# [Records supplied]

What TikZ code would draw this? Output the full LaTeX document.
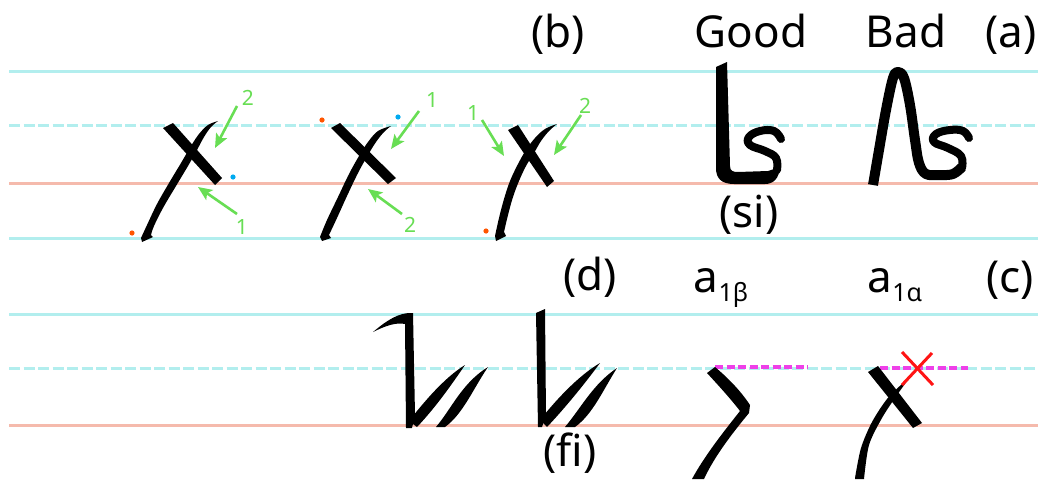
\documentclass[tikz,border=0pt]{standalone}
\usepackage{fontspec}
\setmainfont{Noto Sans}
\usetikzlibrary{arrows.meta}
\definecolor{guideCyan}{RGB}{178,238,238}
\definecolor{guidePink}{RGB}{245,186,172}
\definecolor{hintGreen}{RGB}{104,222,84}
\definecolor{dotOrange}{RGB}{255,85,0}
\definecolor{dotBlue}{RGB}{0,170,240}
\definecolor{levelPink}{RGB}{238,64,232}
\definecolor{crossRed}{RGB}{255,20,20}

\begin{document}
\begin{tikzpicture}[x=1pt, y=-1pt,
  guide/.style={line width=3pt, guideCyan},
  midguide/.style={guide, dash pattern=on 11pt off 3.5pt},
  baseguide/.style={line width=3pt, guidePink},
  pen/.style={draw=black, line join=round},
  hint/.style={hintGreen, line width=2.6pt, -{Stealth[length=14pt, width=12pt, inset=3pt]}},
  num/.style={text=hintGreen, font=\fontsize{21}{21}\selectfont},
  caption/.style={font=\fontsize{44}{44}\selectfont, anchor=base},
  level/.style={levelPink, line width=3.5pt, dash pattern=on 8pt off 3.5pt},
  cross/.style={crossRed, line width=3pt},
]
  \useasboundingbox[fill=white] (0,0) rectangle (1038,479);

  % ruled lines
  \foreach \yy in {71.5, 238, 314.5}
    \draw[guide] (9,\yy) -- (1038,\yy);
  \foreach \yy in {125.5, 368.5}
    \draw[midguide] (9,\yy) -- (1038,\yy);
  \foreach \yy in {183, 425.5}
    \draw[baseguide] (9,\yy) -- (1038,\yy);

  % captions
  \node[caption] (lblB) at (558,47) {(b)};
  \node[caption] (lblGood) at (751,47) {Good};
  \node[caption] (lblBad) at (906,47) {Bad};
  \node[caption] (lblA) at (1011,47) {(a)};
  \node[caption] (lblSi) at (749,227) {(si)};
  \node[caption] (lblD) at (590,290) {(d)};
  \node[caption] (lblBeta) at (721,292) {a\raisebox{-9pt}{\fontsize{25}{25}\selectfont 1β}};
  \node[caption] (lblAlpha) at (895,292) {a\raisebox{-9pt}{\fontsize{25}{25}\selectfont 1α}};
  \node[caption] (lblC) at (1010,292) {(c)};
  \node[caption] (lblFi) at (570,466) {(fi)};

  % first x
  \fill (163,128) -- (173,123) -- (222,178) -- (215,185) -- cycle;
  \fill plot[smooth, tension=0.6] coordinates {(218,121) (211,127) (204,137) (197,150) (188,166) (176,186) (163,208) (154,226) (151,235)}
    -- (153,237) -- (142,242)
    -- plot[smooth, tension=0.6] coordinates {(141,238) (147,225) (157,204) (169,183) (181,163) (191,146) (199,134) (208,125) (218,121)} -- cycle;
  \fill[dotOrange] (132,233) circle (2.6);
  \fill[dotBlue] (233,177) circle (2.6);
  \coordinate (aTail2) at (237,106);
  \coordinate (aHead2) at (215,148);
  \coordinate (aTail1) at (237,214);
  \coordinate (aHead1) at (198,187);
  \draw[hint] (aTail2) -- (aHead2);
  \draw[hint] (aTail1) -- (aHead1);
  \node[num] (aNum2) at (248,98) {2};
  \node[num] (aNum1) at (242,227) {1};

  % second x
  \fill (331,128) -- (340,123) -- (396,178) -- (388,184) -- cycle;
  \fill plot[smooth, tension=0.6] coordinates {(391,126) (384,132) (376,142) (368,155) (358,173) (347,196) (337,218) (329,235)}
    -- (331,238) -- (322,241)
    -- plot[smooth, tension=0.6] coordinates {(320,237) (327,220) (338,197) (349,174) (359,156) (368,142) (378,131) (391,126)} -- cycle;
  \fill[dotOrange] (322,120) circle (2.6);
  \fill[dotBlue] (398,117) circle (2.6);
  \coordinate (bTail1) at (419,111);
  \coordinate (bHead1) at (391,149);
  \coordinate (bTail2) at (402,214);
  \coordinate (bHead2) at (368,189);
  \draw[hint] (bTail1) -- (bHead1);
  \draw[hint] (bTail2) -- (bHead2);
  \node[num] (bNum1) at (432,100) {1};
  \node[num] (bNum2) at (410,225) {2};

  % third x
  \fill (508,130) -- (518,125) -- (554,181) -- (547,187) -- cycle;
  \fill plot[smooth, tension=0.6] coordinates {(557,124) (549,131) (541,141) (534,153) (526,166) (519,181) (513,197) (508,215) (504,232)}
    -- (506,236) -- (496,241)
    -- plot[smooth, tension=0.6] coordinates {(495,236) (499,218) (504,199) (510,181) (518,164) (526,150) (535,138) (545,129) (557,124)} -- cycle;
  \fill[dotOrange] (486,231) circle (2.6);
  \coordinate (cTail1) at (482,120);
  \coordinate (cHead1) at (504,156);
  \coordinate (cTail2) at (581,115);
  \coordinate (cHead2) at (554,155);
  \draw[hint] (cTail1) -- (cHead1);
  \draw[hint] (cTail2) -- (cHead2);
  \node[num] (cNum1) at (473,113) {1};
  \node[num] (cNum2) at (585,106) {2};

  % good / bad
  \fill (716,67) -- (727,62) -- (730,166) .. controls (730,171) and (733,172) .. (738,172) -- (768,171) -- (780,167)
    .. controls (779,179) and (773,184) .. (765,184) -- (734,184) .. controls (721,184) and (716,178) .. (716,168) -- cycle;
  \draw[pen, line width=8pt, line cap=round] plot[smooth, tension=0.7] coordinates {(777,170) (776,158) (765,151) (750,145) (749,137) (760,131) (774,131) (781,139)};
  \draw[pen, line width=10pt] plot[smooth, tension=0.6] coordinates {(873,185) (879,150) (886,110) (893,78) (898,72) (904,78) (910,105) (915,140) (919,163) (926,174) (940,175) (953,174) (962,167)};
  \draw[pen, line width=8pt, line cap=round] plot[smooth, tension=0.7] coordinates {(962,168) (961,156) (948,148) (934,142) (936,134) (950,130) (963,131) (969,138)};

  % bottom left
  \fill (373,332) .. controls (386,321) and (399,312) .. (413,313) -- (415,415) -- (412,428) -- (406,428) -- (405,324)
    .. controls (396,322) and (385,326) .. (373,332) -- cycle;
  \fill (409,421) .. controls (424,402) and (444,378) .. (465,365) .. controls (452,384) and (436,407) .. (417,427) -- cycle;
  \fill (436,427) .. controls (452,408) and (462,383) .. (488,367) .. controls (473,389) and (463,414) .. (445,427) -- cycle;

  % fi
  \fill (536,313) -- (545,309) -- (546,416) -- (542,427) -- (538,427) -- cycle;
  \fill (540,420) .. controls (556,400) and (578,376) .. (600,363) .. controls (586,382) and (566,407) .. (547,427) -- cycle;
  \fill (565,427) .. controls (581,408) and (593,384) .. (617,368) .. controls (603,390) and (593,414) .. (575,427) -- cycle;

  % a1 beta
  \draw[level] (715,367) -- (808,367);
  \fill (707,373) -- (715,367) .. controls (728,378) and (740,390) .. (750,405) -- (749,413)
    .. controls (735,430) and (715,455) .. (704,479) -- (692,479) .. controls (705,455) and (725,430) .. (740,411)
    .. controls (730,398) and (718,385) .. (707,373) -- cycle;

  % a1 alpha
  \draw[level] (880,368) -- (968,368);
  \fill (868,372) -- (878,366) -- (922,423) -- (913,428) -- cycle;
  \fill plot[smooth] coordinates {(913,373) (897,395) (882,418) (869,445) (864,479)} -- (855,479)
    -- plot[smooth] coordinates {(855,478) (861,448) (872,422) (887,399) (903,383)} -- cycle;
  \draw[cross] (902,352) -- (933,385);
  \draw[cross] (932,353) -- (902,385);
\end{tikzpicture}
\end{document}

...

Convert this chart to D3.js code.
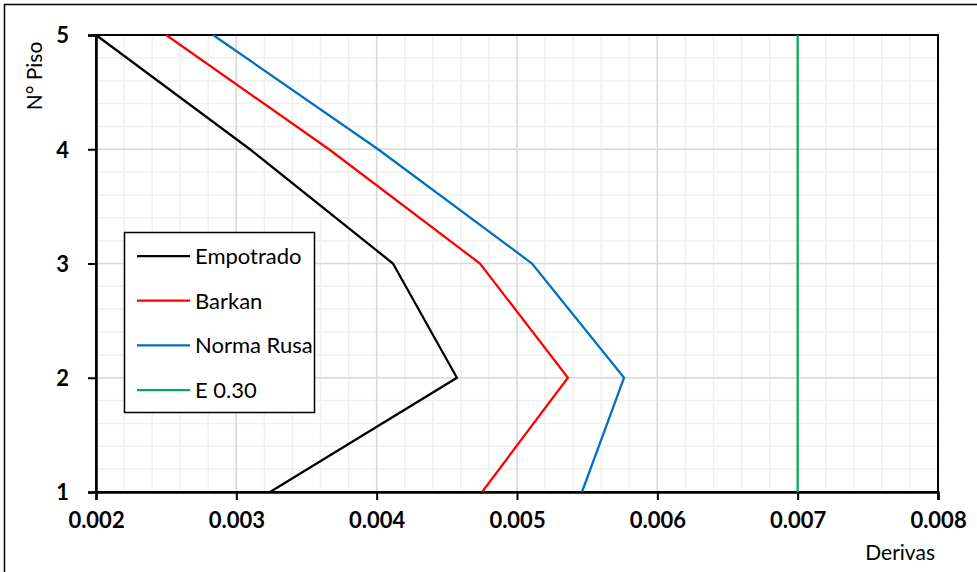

# [The task]
Using the records above, pull out each line where the word "this" occurs.

# [Correct response]
What TikZ code would draw this? Output the full LaTeX document.
Convert this chart to D3.js code.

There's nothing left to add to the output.